Thursday, October 06, 2011

The Evil Dead (1981) #4



I saw Evil Dead where it was meant to be seen. A drive-in. I had heard about this film from some of my classmate’s back in high school, and I read everything I could put my hands on about the film. Fangoria magazine was my pipeline to the fantastic, and for a teenager with an over active imagination, and a thirst for all things movies Fangoria was the magazine to read. That and "Cinemagic" magazine. A magazine devoted to filmmaking.

The stories about how "Evil Dead" was made fascinated me. A bunch of guys going out into the country with some film equipment and their cast and crew and making a film. What they came back with was a film that hit a nerve with audiences, and it became a success. Sam Rami and his gang made cinematic low budget history when they made their film "the Evil Dead". A film with very few characters, and a simple plot. My film professor was right in a way. If you want to make an interesting film take some buddies and film some where in the woods with some actors and crew. His argument was that there was nowhere to go and so you could concentrate on getting the film done, and finished. One location, few actors, low budget. In a way my professor was right, but sometimes it's easier said then done. Evil Dead is a film that shows what a filmmaker can do with little resources and a lot of ingenuity.

Another film shot in 16mm Evil Dead went on to become a success in theaters.  Sam Rami's career started with the film, and he's grown as a director.  No one can argue that him directing the Spiderman franchise was a bad choice.  I was never a fan of the sequels to "The Evil Dead", but there are fans who love them, and who am I to argue with them.  A lot of Rami's movies contain some really blatant humor.  Almost "Three Stooges" type of comedy, and I do remember reading that Rami was a fan of their films. 

Also I would be remiss in talking about the film if I didn't mention Bruce Campbell the films star.  Since he made his debut in "the Evil Dead" he has made a name for himself in Hollywood, and he's a favorite of mine. 

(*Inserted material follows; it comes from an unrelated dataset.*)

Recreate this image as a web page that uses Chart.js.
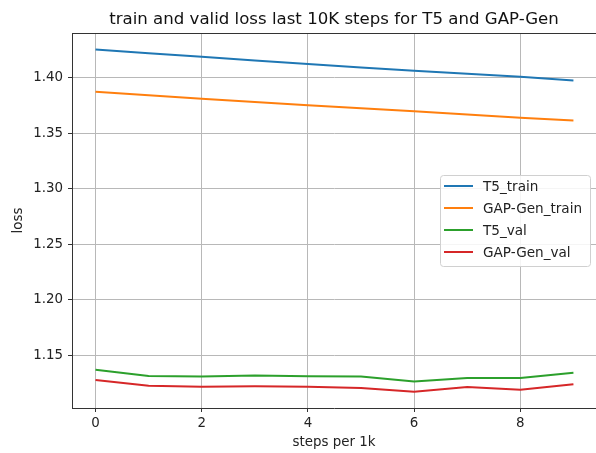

The Evil Dead is a film that has a lot of atmosphere, and is pretty scary.  I remember seeing it with a buddy of mine who liked these type of films but was pretty creeped out by this one.  His answer to why it was so creepy for him was that it dealt with "possession" and that creeped him out.  After all how do you fight a loved one who is possessed by an evil spirit?  You kill the spirit you kill the person who you know.  Maybe that's why "Evil Dead' is such a scary good film.  It posses the question what would you do?  The possessed do some awful bad things to the living, yet they hide in the bodies of our loved ones.  The creators of the film do a great job of pushing the film forward.  They use the location to their advantage, and the dark woods come alive with evil.  Evil that is unseen, yet they use a flying camera through the woods as the spirits POV.  Like any good filmmaker would do it's better to not see the monster and have the audience use their imagination on how it really looks then actually show it.

Evil Dead delivers, and it's a film that really plays well this time of year.  It's also a film that other filmmakers should study and become inspired by.  I know I was, and the film does still play well after all these years.  If you want to see a good solid scary film that has some good performances Evil Dead is your type of film.